Publication Date: 5/17/2019

Thomas V | 5/20/2019 2:3:51 PM

The most recent audit information I could get from the IRS lists a rate of .5% in 2017. If the Department dropped all but the random selection of 2.5%, they would be five times higher than the general population. See

David S | 5/20/2019 11:13:04 AM

Joel...I would say that most of us have noticed/suspected all of this before Duncan and King served as Secretaries of Education, while they held those roles, and since they left. This is not unique to any Secretary of Ed nor to any one party. Verification hurts the students who need the most help, and it always has. And there are a number of ED processes and tools that receive little if any evaluation or assessment.

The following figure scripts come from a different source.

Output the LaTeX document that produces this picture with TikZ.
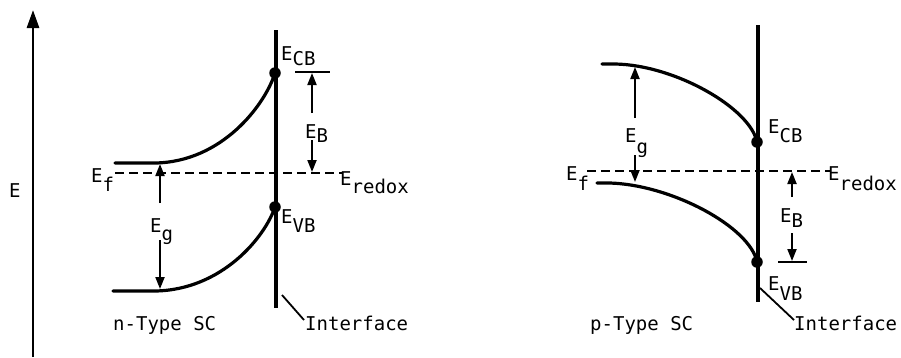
\documentclass[tikz,border=0pt]{standalone}
\usepackage{fontspec}
\setmainfont{DejaVu Sans Mono}
\usetikzlibrary{arrows.meta}
\newcommand{\Elab}[2]{E\raisebox{#1}{#2}}
\begin{document}
\begin{tikzpicture}[x=1pt,y=-1pt,
  band/.style={line width=3.2pt, line cap=round},
  iface/.style={line width=3.8pt},
  fermi/.style={line width=1.8pt, dash pattern=on 9pt off 5pt},
  darr/.style={line width=2pt, -{Triangle[length=12pt,width=9pt]}},
  tick/.style={line width=2pt},
  pointer/.style={line width=1.8pt},
  lab/.style={inner sep=0pt, anchor=base west, font=\fontsize{19}{22}\selectfont},
  dot/.style={circle, fill, inner sep=0pt, minimum size=11.5pt}]
\useasboundingbox (0,0) rectangle (901,357);

% energy axis
\coordinate (axB) at (33,357);
\coordinate (axT) at (33,10);
\draw[line width=2.8pt, -{Triangle[length=18pt,width=12pt]}] (axB) -- (axT);
\node[lab] (eax) at (9,197) {E};

% ---------------- n-type ----------------
\coordinate (nIt) at (276,30);
\coordinate (nIb) at (276,308);
\draw[iface] (nIt) -- (nIb);
\draw[band] (115,163) -- (155,163) .. controls (222,162) and (265,105) .. (275,73);
\draw[band] (113,291) -- (155,291) .. controls (222,290) and (265,237) .. (275,207);
\node[dot] (nCB) at (275,73) {};
\node[dot] (nVB) at (275,207) {};
\coordinate (nFl) at (115,173);
\coordinate (nFr) at (343,173);
\draw[fermi] (nFl) -- (nFr);
% Eg
\coordinate (nG1) at (160,203); \coordinate (nG2) at (160,164);
\coordinate (nG3) at (160,240); \coordinate (nG4) at (160,289);
\draw[darr] (nG1) -- (nG2);
\draw[darr] (nG3) -- (nG4);
% EB
\coordinate (nT1) at (295,72); \coordinate (nT2) at (330,72);
\draw[tick] (nT1) -- (nT2);
\coordinate (nB1) at (312,113); \coordinate (nB2) at (312,73);
\coordinate (nB3) at (312,140); \coordinate (nB4) at (312,172);
\draw[darr] (nB1) -- (nB2);
\draw[darr] (nB3) -- (nB4);
% pointer
\coordinate (nP1) at (282,295); \coordinate (nP2) at (304,320);
\draw[pointer] (nP1) -- (nP2);
% labels
\node[lab] (nECB) at (281,60) {\Elab{-5pt}{CB}};
\node[lab] (nEVB) at (281,223) {\Elab{-9pt}{VB}};
\node[lab] (nEB) at (305,138) {\Elab{-4pt}{B}};
\node[lab] (nEf) at (91,182) {\Elab{-9pt}{f}};
\node[lab] (nEr) at (340,185) {\Elab{-8pt}{redox}};
\node[lab] (nEg) at (150,232) {\Elab{-8pt}{g}};
\node[lab] (nIf) at (305,330) {Interface};
\node[lab] (nTy) at (113,330) {n-Type SC};

% ---------------- p-type ----------------
\coordinate (pIt) at (758,25);
\coordinate (pIb) at (758,302);
\draw[iface] (pIt) -- (pIb);
\draw[band] (602,64) -- (615,64) .. controls (675,65) and (750,108) .. (757,142);
\draw[band] (597,183) -- (610,183) .. controls (672,185) and (750,227) .. (757,262);
\node[dot] (pCB) at (757,142) {};
\node[dot] (pVB) at (757,262) {};
\coordinate (pFl) at (587,171);
\coordinate (pFr) at (830,171);
\draw[fermi] (pFl) -- (pFr);
% Eg
\coordinate (pG1) at (635,118); \coordinate (pG2) at (635,67);
\coordinate (pG3) at (635,155); \coordinate (pG4) at (635,182);
\draw[darr] (pG1) -- (pG2);
\draw[darr] (pG3) -- (pG4);
% EB
\coordinate (pB1) at (792,197); \coordinate (pB2) at (792,172);
\coordinate (pB3) at (792,233); \coordinate (pB4) at (792,261);
\draw[darr] (pB1) -- (pB2);
\draw[darr] (pB3) -- (pB4);
\coordinate (pT1) at (778,262); \coordinate (pT2) at (807,262);
\draw[tick] (pT1) -- (pT2);
% pointer
\coordinate (pP1) at (760,288); \coordinate (pP2) at (794,320);
\draw[pointer] (pP1) -- (pP2);
% labels
\node[lab] (pECB) at (768,133) {\Elab{-9pt}{CB}};
\node[lab] (pEVB) at (768,290) {\Elab{-10pt}{VB}};
\node[lab] (pEB) at (780,222) {\Elab{-5pt}{B}};
\node[lab] (pEf) at (566,180) {\Elab{-10pt}{f}};
\node[lab] (pEr) at (828,180) {\Elab{-10pt}{redox}};
\node[lab] (pEg) at (625,142) {\Elab{-11pt}{g}};
\node[lab] (pIf) at (794,330) {Interface};
\node[lab] (pTy) at (590,330) {p-Type SC};
\end{tikzpicture}
\end{document}
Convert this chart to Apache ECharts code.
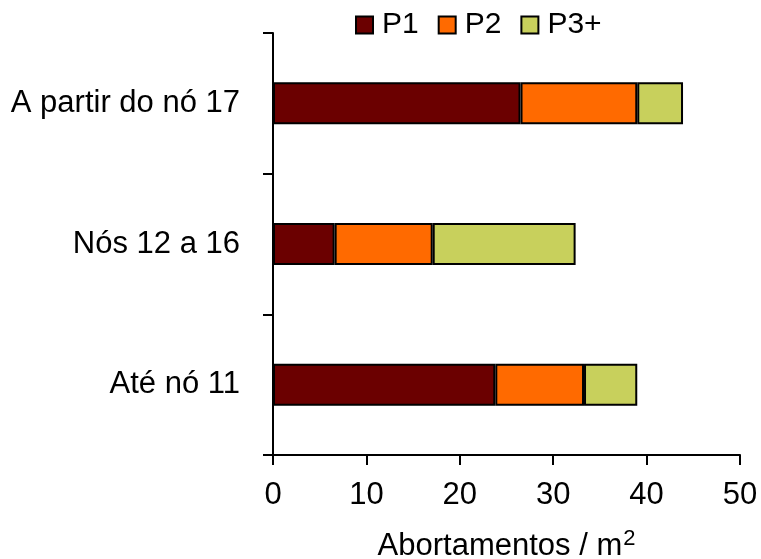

As far as a class action suit, I'm not a lawyer, but I doubt it. ED can say they're protecting the taxpayer investment and making sure the correct amount of funds are going to those who are eligible. What we need to be asking is that in light of the US Treasury losing an estimate $400B+ each year in tax fraud, why is an IRS audit rate of 1% considered sufficient but ED must make a target of 30%, which as we all know is drastically exceeded at many schools with large Pell populations.

Joshua N | 5/20/2019 9:28:51 AM

Very surprising news. It's nice to get confirmation we all felt like was true, but was unable to prove. I think the revealing of the selection criteria is welcome news also.

Michelle, I wouldn't be surprised if a class action suit was filed. Not sure how far it'd go, but it may be worth a shot.

Joel T | 5/20/2019 9:24:21 AM

Interesting to note that these findings occurred under the years that Arne Duncan and John King Jr. were in leadership roles...

Michelle C | 5/17/2019 5:12:25 PM

just WOW! anyone want to bet someone somewhere is thinking class action suit against DOE?